Normalde Filistin Yönetimi’nin siyasi çizgisinin, Filistin halkını temsil eden bir danışma meclisinin denetiminde ve bu mecliste yapılacak görüşmeler çerçevesinde belirlenmesi için Filistin Ulusal Meclisi’nin yani parlamentonun aktif halde olması gerekir. Ancak Mahmud Abbas yönetimi bu meclisi tamamen atıl duruma getirmiştir. Uzun süreden beri toplanmasını ve herhangi bir karar almasını engelliyor. Çünkü halk tarafından seçilen milletvekillerinin bulunduğu bu meclisin kendisinin despotik siyasetini onaylamayacağını biliyor.
Dürüst bir seçim yapılması durumunda Filistin halkının yine Abbas yönetiminin despotik siyasetini, Gazze’ye yaptırım uygulayan çizgisini desteklemeyecek milletvekillerinin büyük çoğunluğu oluşturacak bir meclis seçeceğini biliyor.

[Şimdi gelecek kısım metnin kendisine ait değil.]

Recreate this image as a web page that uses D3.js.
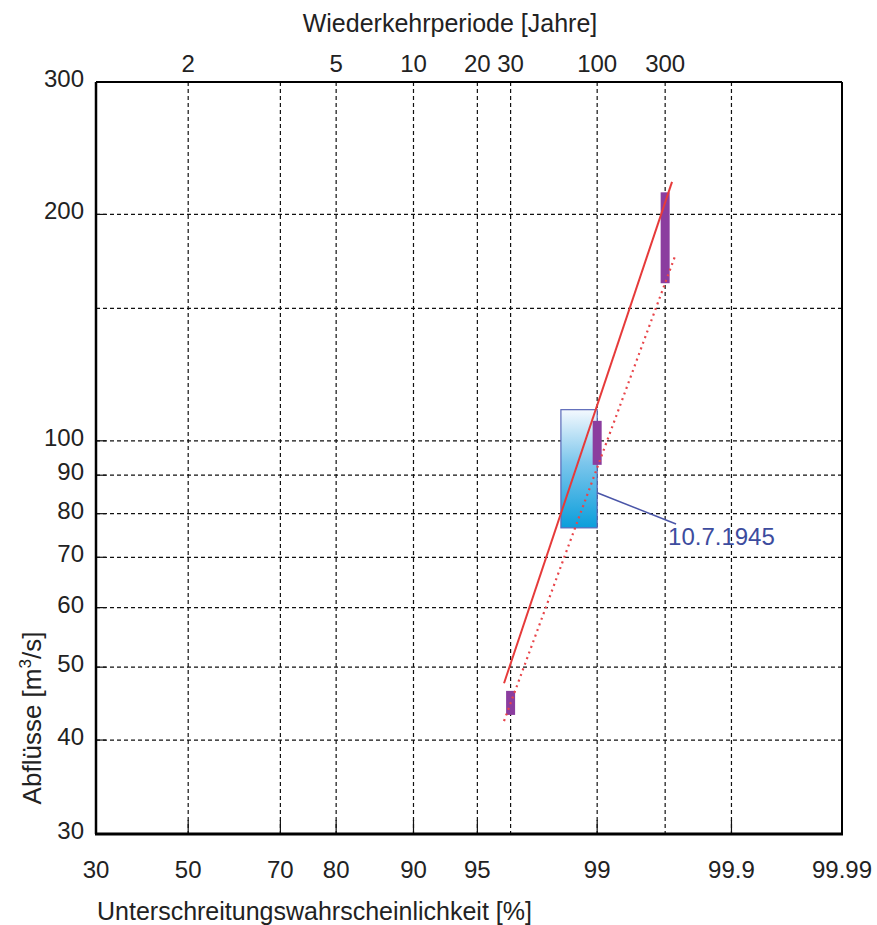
<!DOCTYPE html>
<html>
<head>
<meta charset="utf-8">
<script src="https://cdn.jsdelivr.net/npm/d3@7"></script>
<style>
  body { margin: 0; background: #fff; }
  svg { font-family: "Liberation Sans", Arial, sans-serif; }
</style>
</head>
<body>
<svg id="chart" width="877" height="925"></svg>
<script>
// ---------- data ----------
const probTicks = [30, 50, 70, 80, 90, 95, 99, 99.9, 99.99];          // bottom axis [%]
const returnPeriods = [2, 5, 10, 20, 30, 100, 300];                   // top axis [Jahre]
const qTicks = [30, 40, 50, 60, 70, 80, 90, 100, 200, 300];           // left axis labels
const qGrid = [40, 50, 60, 70, 80, 90, 100, 150, 200];                // horizontal grid
// fitted line (solid) and lower line (dotted): [non-exceedance %, discharge]
const fitLine = [[96.38, 47.6], [99.704, 221]];
const lowerLine = [[96.38, 42.4], [99.719, 176]];
// confidence bars at return periods: [T, Qlow, Qhigh]
const ciBars = [[30, 43.2, 46.5], [100, 92.9, 106.3], [300, 162, 214]];
// event box 10.7.1945: [pLeft %, pRight %, Qlow, Qhigh]
const eventBox = [98.3, 99.0, 76.6, 110];
const eventLabel = "10.7.1945";
const eventPointer = [[99.0, 85.3], [99.724, 77.5]];

// ---------- helpers ----------
function probit(p) { // inverse standard normal CDF (Acklam)
  const a = [-3.969683028665376e+01, 2.209460984245205e+02, -2.759285104469687e+02, 1.383577518672690e+02, -3.066479806614716e+01, 2.506628277459239e+00];
  const b = [-5.447609879822406e+01, 1.615858368580409e+02, -1.556989798598866e+02, 6.680131188771972e+01, -1.328068155288572e+01];
  const c = [-7.784894002430293e-03, -3.223964580411365e-01, -2.400758277161838e+00, -2.549732539343734e+00, 4.374664141464968e+00, 2.938163982698783e+00];
  const d = [7.784695709041462e-03, 3.224671290700398e-01, 2.445134137142996e+00, 3.754408661907416e+00];
  const pl = 0.02425, ph = 1 - pl;
  let q, r;
  if (p < pl) { q = Math.sqrt(-2 * Math.log(p)); return (((((c[0]*q+c[1])*q+c[2])*q+c[3])*q+c[4])*q+c[5]) / ((((d[0]*q+d[1])*q+d[2])*q+d[3])*q+1); }
  if (p <= ph) { q = p - 0.5; r = q*q; return (((((a[0]*r+a[1])*r+a[2])*r+a[3])*r+a[4])*r+a[5])*q / (((((b[0]*r+b[1])*r+b[2])*r+b[3])*r+b[4])*r+1); }
  q = Math.sqrt(-2 * Math.log(1 - p));
  return -(((((c[0]*q+c[1])*q+c[2])*q+c[3])*q+c[4])*q+c[5]) / ((((d[0]*q+d[1])*q+d[2])*q+d[3])*q+1);
}
const pctToZ = pct => probit(pct / 100);
const tToPct = T => 100 * (1 - 1 / T);

// ---------- layout ----------
const L = 96, R = 842, T0 = 82, B = 834;
const svg = d3.select("#chart");

const zScale = d3.scaleLinear().domain([pctToZ(30), pctToZ(99.99)]).range([L, R]);
const x = pct => zScale(pctToZ(pct));
const y = d3.scaleLog().domain([30, 300]).range([B, T0]);

const FS = 24, TFS = 25;

// gradient
const defs = svg.append("defs");
const grad = defs.append("linearGradient").attr("id", "boxGrad").attr("x1", 0).attr("y1", 0).attr("x2", 0).attr("y2", 1);
grad.append("stop").attr("offset", "0%").attr("stop-color", "#f4f9fe");
grad.append("stop").attr("offset", "45%").attr("stop-color", "#7cc6ec");
grad.append("stop").attr("offset", "100%").attr("stop-color", "#0b9edb");

// ---------- grid ----------
const vGrid = Array.from(new Set([50, 70, 80, 90, 95, 99, 99.9].concat(returnPeriods.map(tToPct)).map(v => +v.toFixed(4))));
const grid = svg.append("g").attr("stroke", "#111").attr("stroke-width", 1.2).attr("stroke-dasharray", "4,3").attr("fill", "none");
grid.selectAll("line.v").data(vGrid).join("line")
  .attr("x1", d => x(d)).attr("x2", d => x(d)).attr("y1", T0).attr("y2", B);
grid.selectAll("line.h").data(qGrid).join("line")
  .attr("x1", L).attr("x2", R).attr("y1", d => y(d)).attr("y2", d => y(d));

// inner solid ticks
const ticks = svg.append("g").attr("stroke", "#111").attr("stroke-width", 1.2);
ticks.selectAll("line.b").data(probTicks.slice(1, -1)).join("line")
  .attr("x1", d => x(d)).attr("x2", d => x(d)).attr("y1", B).attr("y2", B - 14);
ticks.selectAll("line.l").data(qTicks.slice(1, -1)).join("line")
  .attr("x1", L).attr("x2", L + 10).attr("y1", d => y(d)).attr("y2", d => y(d));

// ---------- event box ----------
svg.append("rect")
  .attr("x", x(eventBox[0])).attr("y", y(eventBox[3]))
  .attr("width", x(eventBox[1]) - x(eventBox[0])).attr("height", y(eventBox[2]) - y(eventBox[3]))
  .attr("fill", "url(#boxGrad)").attr("stroke", "#5a68b8").attr("stroke-width", 1.2);

// ---------- CI bars ----------
svg.append("g").selectAll("rect").data(ciBars).join("rect")
  .attr("x", d => x(tToPct(d[0])) - 4.5).attr("width", 9)
  .attr("y", d => y(d[2])).attr("height", d => y(d[1]) - y(d[2]))
  .attr("fill", "#8b3d9f");

// ---------- lines ----------
const lineGen = d3.line().x(d => x(d[0])).y(d => y(d[1]));
svg.append("path").datum(fitLine).attr("d", lineGen)
  .attr("stroke", "#e63a3a").attr("stroke-width", 2).attr("fill", "none");
svg.append("path").datum(lowerLine).attr("d", lineGen)
  .attr("stroke", "#e8454a").attr("stroke-width", 2.2).attr("stroke-dasharray", "2,4").attr("fill", "none");

// ---------- annotation ----------
svg.append("path").datum(eventPointer).attr("d", lineGen)
  .attr("stroke", "#4a55a8").attr("stroke-width", 1.5).attr("fill", "none");
svg.append("text")
  .attr("x", x(eventPointer[1][0]) - 8).attr("y", y(eventPointer[1][1]) + 21)
  .attr("font-size", FS).attr("fill", "#3d4c9e").text(eventLabel);

// ---------- frame ----------
const frame = svg.append("g").attr("stroke", "#000").attr("fill", "none");
frame.append("line").attr("x1", L).attr("x2", R).attr("y1", T0).attr("y2", T0).attr("stroke-width", 2);
frame.append("line").attr("x1", R).attr("x2", R).attr("y1", T0).attr("y2", B).attr("stroke-width", 2);
frame.append("line").attr("x1", L).attr("x2", L).attr("y1", T0).attr("y2", B).attr("stroke-width", 2.5);
frame.append("line").attr("x1", L - 1).attr("x2", R + 1).attr("y1", B).attr("y2", B).attr("stroke-width", 3);

// ---------- tick labels ----------
const lab = svg.append("g").attr("font-size", FS).attr("fill", "#222");
lab.selectAll("text.b").data(probTicks).join("text")
  .attr("x", d => x(d)).attr("y", 878).attr("text-anchor", "middle").text(d => d);
lab.selectAll("text.t").data(returnPeriods).join("text")
  .attr("x", d => x(tToPct(d))).attr("y", 72).attr("text-anchor", "middle").text(d => d);
lab.selectAll("text.l").data(qTicks).join("text")
  .attr("x", 84).attr("y", d => y(d) + 5).attr("text-anchor", "end").text(d => d);

// ---------- axis titles ----------
svg.append("text").attr("x", 450).attr("y", 32).attr("text-anchor", "middle")
  .attr("font-size", TFS).attr("fill", "#222").text("Wiederkehrperiode [Jahre]");
svg.append("text").attr("x", 97).attr("y", 920).attr("text-anchor", "start")
  .attr("font-size", TFS).attr("fill", "#222").text("Unterschreitungswahrscheinlichkeit [%]");
const yt = svg.append("text").attr("transform", "translate(41,718) rotate(-90)")
  .attr("text-anchor", "middle").attr("font-size", 26).attr("fill", "#222");
yt.append("tspan").text("Abflüsse [m");
yt.append("tspan").attr("font-size", 17).attr("dy", -10).text("3");
yt.append("tspan").attr("dy", 10).text("/s]");
</script>
</body>
</html>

O yüzden 2005’te gerçekleştirilen seçimin üzerinden 13 yıl geçmiş olmasına rağmen yeni bir parlamento seçimi de gerçekleştirmiyor. Abbas yönetiminin halkın özgürce tercihini yapabileceği bir seçim gerçekleştirmesi durumunda meclis desteğinden tümüyle yoksun olacağını çok iyi biliyor. O yüzden seçimsiz, meclissiz bir şekilde kendisinin totaliter yönetimini sürdürüyor. Bunu sürdürebilmesi ise siyonist işgal rejimiyle işbirliğini sürdürmesi sayesinde mümkün oluyor. Çünkü normalde Abbas yönetiminin yasalara ve yönetimin seçime göre oluşturulması mantığına göre meşruiyetini çoktan kaybetmiş olması gerekiyor. Ama uluslararası güçler Filistin yönetimi olarak hâlâ Abbas yönetimini tanıyor. Filistin halkına tercihini sorması için bu yönetime herhangi bir baskı yapmıyor. Çünkü Filistin halkının tercihinin sorulması durumunda İslâmî direnişin öne çıkacağını, 2005 seçimlerinde olduğu gibi zaferin yine İslâmî direnişin olacağını biliyorlar.

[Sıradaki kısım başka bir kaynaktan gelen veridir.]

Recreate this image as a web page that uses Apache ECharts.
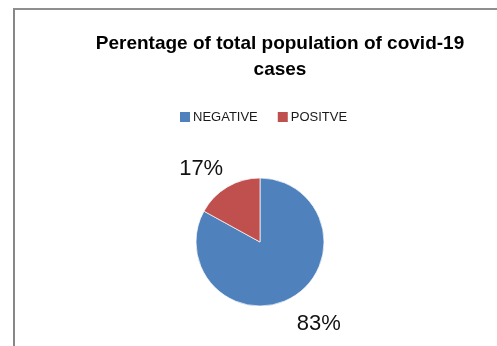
<!DOCTYPE html>
<html>
<head>
<meta charset="utf-8">
<script src="https://cdn.jsdelivr.net/npm/echarts@6/dist/echarts.min.js"></script>
<style>
  html, body { margin: 0; padding: 0; background: #fff; }
  #frame {
    position: absolute; left: 13px; top: 8px; width: 520px; height: 360px;
    border-left: 2px solid #878787; border-top: 2px solid #8f8f8f;
  }
  #main { position: absolute; left: 0; top: 0; width: 497px; height: 346px; }
</style>
</head>
<body>
<div id="frame"></div>
<div id="main"></div>
<script>
// 标题 / 分类 / 数值
const titleText = "Perentage of total population of covid-19\ncases";
const categories = ["NEGATIVE", "POSITVE"];
const values = [83, 17];
const colors = ["#4F81BD", "#C0504D"];

const chart = echarts.init(document.getElementById("main"));

const pieData = [];
for (let i = 0; i < categories.length; i++) {
  pieData.push({ name: categories[i], value: values[i] });
}

const option = {
  color: colors,
  animation: false,
  title: {
    text: titleText,
    left: 275,
    top: 26,
    textAlign: "center",
    textStyle: {
      fontFamily: "Liberation Sans",
      fontWeight: "bold",
      fontSize: 19,
      lineHeight: 26,
      color: "#000"
    }
  },
  legend: {
    data: categories,
    left: 173,
    top: 105,
    itemWidth: 12,
    itemHeight: 12,
    itemGap: 18,
    icon: "rect",
    textStyle: {
      fontFamily: "Liberation Sans",
      fontSize: 13,
      color: "#1a1a1a",
      padding: [0, 0, 0, -3]
    }
  },
  series: [
    {
      type: "pie",
      center: [260, 242],
      radius: 64,
      startAngle: 90,
      clockwise: true,
      data: pieData,
      itemStyle: {
        borderColor: "#fff",
        borderWidth: 0.7
      },
      label: {
        show: true,
        position: "outside",
        formatter: "{d}%",
        fontFamily: "Liberation Sans",
        fontSize: 22,
        color: "#111",
        distanceToLabelLine: -22
      },
      labelLine: {
        show: false,
        length: 26,
        length2: 13
      },
      labelLayout: { dy: 4 },
      emphasis: { disabled: true }
    }
  ]
};

chart.setOption(option);
</script>
</body>
</html>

Abbas yönetimi bu durum karşısında kendisini meşrulaştırmak için parlamentoya alternatif birtakım yapılardan yararlanmaya çalışıyor. Bu yapıların başında da tabii ki Filistin Kurtuluş Örgütü (FKÖ) yer alıyor. Oysa FKÖ artık Filistin’deki direniş gruplarının ortak çatı örgütü değildir. 2005 seçimlerinde Filistin halkının yüzde altmışının desteğine sahip olduğu ortaya çıkan Hamas bu örgütte temsil edilmiyor. Yine Filistin halkının azımsanmayacak bir kesiminin desteğine sahip olan İslâmî Cihad Hareketi de bu örgütte temsil edilmiyor. Bazı sol örgütler de FKÖ’nün tutumunu ve çizgisini tasvip etmediklerinden dolayı üyeliklerini dondurdular ve üst kurullarının toplantılarına katılmıyorlar. Dolasıyıyla FKÖ artık bir çatı örgüt özelliğini kaybetmiş Fetih örgütünün bir şemsiyesi haline gelmiştir. Mahmud Abbas da işte bu şemsiyeden kendi yönetimini meşrulaştırmak amacıyla yararlanmaya çalışıyor.

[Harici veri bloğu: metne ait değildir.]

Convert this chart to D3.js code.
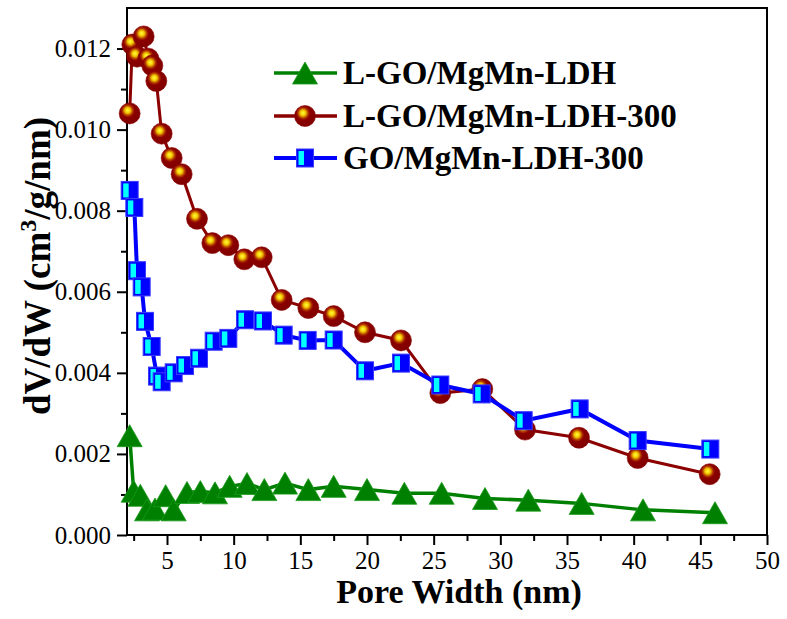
<!DOCTYPE html>
<html>
<head>
<meta charset="utf-8">
<script src="https://cdn.jsdelivr.net/npm/d3@7"></script>
<style>
  html, body { margin: 0; padding: 0; background: #fff; }
  svg { display: block; }
  text { font-family: "Liberation Serif", "Times New Roman", serif; fill: #000; }
</style>
</head>
<body>
<svg id="chart" width="787" height="619"></svg>
<script>
// ---------- data ----------
const seriesNames = ["L-GO/MgMn-LDH", "L-GO/MgMn-LDH-300", "GO/MgMn-LDH-300"];

const greenX = [2.2, 2.5, 3.0, 3.5, 4.1, 4.9, 5.5, 6.5, 7.5, 8.6, 9.7, 11.0, 12.3, 13.85, 15.6, 17.5, 20.0, 22.8, 25.6, 28.85, 32.1, 36.1, 40.7, 46.1];
const greenY = [0.00245, 0.00108, 0.00098, 0.00062, 0.00064, 0.00097, 0.00062, 0.00105, 0.00107, 0.00104, 0.0012, 0.00127, 0.00112, 0.00128, 0.00112, 0.0012, 0.00112, 0.00103, 0.00103, 0.0009, 0.00086, 0.00078, 0.00062, 0.00055];

const redX = [2.2, 2.4, 2.75, 3.25, 3.6, 3.9, 4.2, 4.6, 5.35, 6.1, 7.25, 8.4, 9.6, 10.8, 12.1, 13.6, 15.6, 17.5, 19.85, 22.55, 25.5, 28.65, 31.85, 35.9, 40.3, 45.7];
const redY = [0.0104, 0.0121, 0.0118, 0.0123, 0.01175, 0.01158, 0.0112, 0.0099, 0.0093, 0.0089, 0.0078, 0.0072, 0.00715, 0.0068, 0.00685, 0.0058, 0.0056, 0.0054, 0.0050, 0.0048, 0.0035, 0.0036, 0.0026, 0.0024, 0.0019, 0.0015];

const blueX = [2.2, 2.55, 2.75, 3.1, 3.35, 3.85, 4.25, 4.6, 5.5, 6.35, 7.4, 8.5, 9.6, 10.85, 12.2, 13.75, 15.55, 17.5, 19.85, 22.55, 25.5, 28.6, 31.75, 35.95, 40.3, 45.75];
const blueY = [0.0085, 0.00808, 0.00652, 0.00612, 0.00527, 0.00465, 0.00392, 0.00378, 0.004, 0.00418, 0.00436, 0.00478, 0.00485, 0.00531, 0.00528, 0.00493, 0.0048, 0.00481, 0.00405, 0.00424, 0.0037, 0.00348, 0.00282, 0.00311, 0.00233, 0.00212];

const xMajorTicks = [5, 10, 15, 20, 25, 30, 35, 40, 45, 50];
const xMinorTicks = [2.5, 7.5, 12.5, 17.5, 22.5, 27.5, 32.5, 37.5, 42.5, 47.5];
const yMajorTicks = [0, 0.002, 0.004, 0.006, 0.008, 0.010, 0.012];
const yMinorTicks = [0.001, 0.003, 0.005, 0.007, 0.009, 0.011];

const xTitle = "Pore Width (nm)";

// ---------- layout ----------
const pLeft = 127, pRight = 767, pTop = 8, pBottom = 535;
const svg = d3.select("#chart");

const x = d3.scaleLinear().domain([2, 50]).range([pLeft, pRight]);
const y = d3.scaleLinear().domain([0, 0.013]).range([pBottom, pTop]);

// defs: gradient for spheres
const defs = svg.append("defs");
const grad = defs.append("radialGradient").attr("id", "ball")
  .attr("cx", "42%").attr("cy", "38%").attr("r", "60%").attr("fx", "40%").attr("fy", "35%");
grad.append("stop").attr("offset", "0%").attr("stop-color", "#ffff40");
grad.append("stop").attr("offset", "22%").attr("stop-color", "#f2c400");
grad.append("stop").attr("offset", "40%").attr("stop-color", "#b23a00");
grad.append("stop").attr("offset", "55%").attr("stop-color", "#8b0000");
grad.append("stop").attr("offset", "100%").attr("stop-color", "#800000");

// ---------- axes ----------
const axX = svg.append("g").attr("transform", `translate(0,${pBottom})`)
  .call(d3.axisBottom(x).tickValues(xMajorTicks).tickSize(10).tickSizeOuter(0).tickPadding(6).tickFormat(d3.format("d")));
const axXm = svg.append("g").attr("transform", `translate(0,${pBottom})`)
  .call(d3.axisBottom(x).tickValues(xMinorTicks).tickSize(6).tickSizeOuter(0).tickFormat(""));
const axY = svg.append("g").attr("transform", `translate(${pLeft},0)`)
  .call(d3.axisLeft(y).tickValues(yMajorTicks).tickSize(10).tickSizeOuter(0).tickPadding(6).tickFormat(d3.format(".3f")));
const axYm = svg.append("g").attr("transform", `translate(${pLeft},0)`)
  .call(d3.axisLeft(y).tickValues(yMinorTicks).tickSize(6).tickSizeOuter(0).tickFormat(""));

[axX, axXm, axY, axYm].forEach(g => {
  g.select(".domain").remove();
  g.selectAll(".tick line").attr("stroke", "#000").attr("stroke-width", 2);
  g.selectAll(".tick text").attr("font-size", 25).attr("font-family", "'Liberation Serif','Times New Roman',serif").attr("fill", "#000");
});

// frame
svg.append("rect").attr("x", pLeft).attr("y", pTop).attr("width", pRight - pLeft).attr("height", pBottom - pTop)
  .attr("fill", "none").attr("stroke", "#000").attr("stroke-width", 2);

// ---------- series ----------
const line = d3.line().x(d => x(d[0])).y(d => y(d[1]));
const zip = (a, b) => a.map((v, i) => [v, b[i]]);

const gData = zip(greenX, greenY), rData = zip(redX, redY), bData = zip(blueX, blueY);

const plot = svg.append("g");

function triangle(g, cx, cy) {
  const w = 25, h = 22;
  g.append("path").attr("d", `M${cx},${cy - h / 2}L${cx + w / 2},${cy + h / 2}L${cx - w / 2},${cy + h / 2}Z`)
    .attr("fill", "#008000").attr("stroke", "#1a9a1a").attr("stroke-width", 0.8);
}
function ball(g, cx, cy) {
  g.append("circle").attr("cx", cx).attr("cy", cy).attr("r", 10.5).attr("fill", "url(#ball)")
    .attr("stroke", "#8b0000").attr("stroke-width", 0.6);
}
function square(g, cx, cy) {
  const w = 17, h = 18;
  g.append("rect").attr("x", cx - w / 2).attr("y", cy - h / 2).attr("width", w).attr("height", h)
    .attr("fill", "#0000ff").attr("stroke", "#3a3aff").attr("stroke-width", 1);
  g.append("rect").attr("x", cx - w / 2 + 2).attr("y", cy - h / 2 + 2).attr("width", 5.5).attr("height", h - 4)
    .attr("fill", "#00ffff");
}

// green
plot.append("path").datum(gData).attr("d", line).attr("fill", "none").attr("stroke", "#008000").attr("stroke-width", 3.5);
const gg = plot.append("g");
gData.forEach(d => triangle(gg, x(d[0]), y(d[1])));
// red
plot.append("path").datum(rData).attr("d", line).attr("fill", "none").attr("stroke", "#8b0000").attr("stroke-width", 3);
const rg = plot.append("g");
rData.forEach(d => ball(rg, x(d[0]), y(d[1])));
// blue
plot.append("path").datum(bData).attr("d", line).attr("fill", "none").attr("stroke", "#0000ff").attr("stroke-width", 4);
const bg = plot.append("g");
bData.forEach(d => square(bg, x(d[0]), y(d[1])));

// ---------- legend ----------
const legend = svg.append("g");
const legY = [73, 116, 158];
const legColors = ["#008000", "#8b0000", "#0000ff"];
const legMarkers = [triangle, ball, square];
seriesNames.forEach((name, i) => {
  legend.append("line").attr("x1", 274).attr("x2", 337).attr("y1", legY[i]).attr("y2", legY[i])
    .attr("stroke", legColors[i]).attr("stroke-width", i === 2 ? 4 : 3.5);
  legMarkers[i](legend, 305, legY[i]);
  legend.append("text").attr("x", 343).attr("y", legY[i] + 11).attr("font-size", 33).attr("font-weight", "bold")
    .text(name);
});

// ---------- titles ----------
svg.append("text").attr("x", 459).attr("y", 603).attr("text-anchor", "middle")
  .attr("font-size", 34).attr("font-weight", "bold").text(xTitle);

const yt = svg.append("text").attr("transform", "translate(50,266) rotate(-90)").attr("text-anchor", "middle")
  .attr("font-size", 37).attr("font-weight", "bold");
yt.append("tspan").text("dV/dW (cm");
yt.append("tspan").attr("font-size", 24).attr("dy", -14).text("3");
yt.append("tspan").attr("dy", 14).text("/g/nm)");
</script>
</body>
</html>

Bu örgütün Merkez Konseyi geçtiğimiz Pazar günü bir araya gelerek iki günlük toplantı yaptı ve bazı kararlar aldı. Kararlarının bazıları siyonist işgal rejimiyle ilgiliydi. Bu çerçevede işgal rejimi 1967 sınırları içinde bir Filistin devletini tanıyıncaya kadar FKÖ’nün de işgal rejimini tanımayı durduracağı ifade edildi. Bu çerçevedeki kararlar uygulama amaçlı değil tamamen göstermelik olarak alınmış kararlardır. Çünkü Ramallah yönetiminin bu kararlar doğrultusunda bir siyaset izlemeyeceği açıktır.
Fakat Merkez Konseyi’nin toplantılarında yapılan konuşmalarda özellikle Hamas’ı karalayan, onun Filistin içindeki uzlaşmanın önünde engel oluşturduğunu ileri süren ifadelere yer verildi. Bu tarz konuşmaların asıl amacı Abbas yönetiminin Gazze’ye uyguladığı haksız yaptırımlara ve izlediği politikaya destek çıkmaktı.